__Dataset extract__
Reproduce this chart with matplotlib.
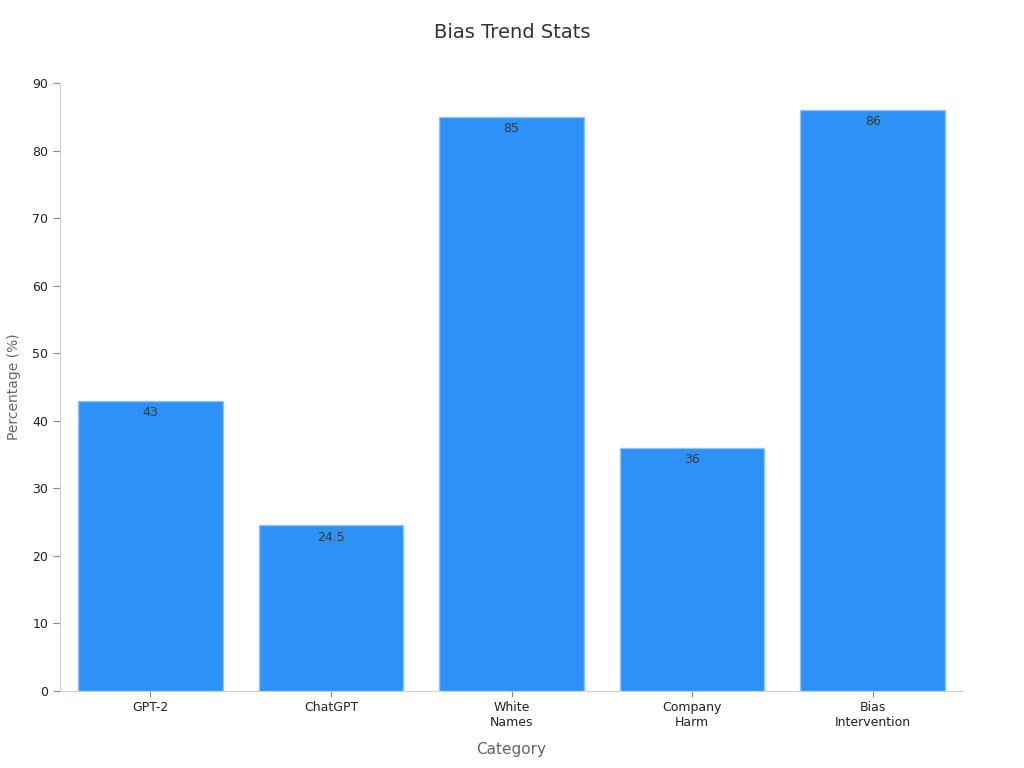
import matplotlib
matplotlib.use("Agg")
import matplotlib.pyplot as plt

categories = ["GPT-2", "ChatGPT", "White\nNames", "Company\nHarm", "Bias\nIntervention"]
values = [43, 24.5, 85, 36, 86]
value_labels = ["43", "24.5", "85", "36", "86"]
yticks = [0, 10, 20, 30, 40, 50, 60, 70, 80, 90]

plt.rcParams['font.family'] = ['DejaVu Sans']
fig = plt.figure(figsize=(10.24, 7.68), dpi=100)
ax = fig.add_axes([60/1024, 77/768, 903/1024, 608/768])

x = list(range(len(categories)))
bars = ax.bar(x, values, width=0.8, color="#2e91f7", edgecolor="#8cc6ff", linewidth=1)
for xi, v, lab in zip(x, values, value_labels):
    ax.text(xi, v - 0.8, lab, ha="center", va="top", fontsize=9, color="#3a3a3a")

ax.set_xlim(-0.5, 4.5)
ax.set_ylim(0, 90)
ax.set_yticks(yticks)
ax.set_xticks(x)
ax.set_xticklabels(categories, fontsize=9, color="#222222")
ax.tick_params(axis="y", labelsize=9, labelcolor="#222222", color="#888888", length=5)
ax.tick_params(axis="x", color="#888888", length=4)
for s in ["top", "right"]:
    ax.spines[s].set_visible(False)
for s in ["left", "bottom"]:
    ax.spines[s].set_color("#d0d0d0")
ax.set_xlabel("Category", fontsize=11, color="#666666", labelpad=9)
ax.set_ylabel("Percentage (%)", fontsize=10, color="#666666", labelpad=8)
fig.suptitle("Bias Trend Stats", fontsize=14, color="#333333", y=1 - 33/768, va="center")

fig.savefig("out.png", dpi=100)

__Stated problem__
Except for the pictures, copy the material above exactly.

__Output__
Reproduce this chart with matplotlib.
import matplotlib
matplotlib.use("Agg")
import matplotlib.pyplot as plt

categories = ["GPT-2", "ChatGPT", "White\nNames", "Company\nHarm", "Bias\nIntervention"]
values = [43, 24.5, 85, 36, 86]
value_labels = ["43", "24.5", "85", "36", "86"]
yticks = [0, 10, 20, 30, 40, 50, 60, 70, 80, 90]

plt.rcParams['font.family'] = ['DejaVu Sans']
fig = plt.figure(figsize=(10.24, 7.68), dpi=100)
ax = fig.add_axes([60/1024, 77/768, 903/1024, 608/768])

x = list(range(len(categories)))
bars = ax.bar(x, values, width=0.8, color="#2e91f7", edgecolor="#8cc6ff", linewidth=1)
for xi, v, lab in zip(x, values, value_labels):
    ax.text(xi, v - 0.8, lab, ha="center", va="top", fontsize=9, color="#3a3a3a")

ax.set_xlim(-0.5, 4.5)
ax.set_ylim(0, 90)
ax.set_yticks(yticks)
ax.set_xticks(x)
ax.set_xticklabels(categories, fontsize=9, color="#222222")
ax.tick_params(axis="y", labelsize=9, labelcolor="#222222", color="#888888", length=5)
ax.tick_params(axis="x", color="#888888", length=4)
for s in ["top", "right"]:
    ax.spines[s].set_visible(False)
for s in ["left", "bottom"]:
    ax.spines[s].set_color("#d0d0d0")
ax.set_xlabel("Category", fontsize=11, color="#666666", labelpad=9)
ax.set_ylabel("Percentage (%)", fontsize=10, color="#666666", labelpad=8)
fig.suptitle("Bias Trend Stats", fontsize=14, color="#333333", y=1 - 33/768, va="center")

fig.savefig("out.png", dpi=100)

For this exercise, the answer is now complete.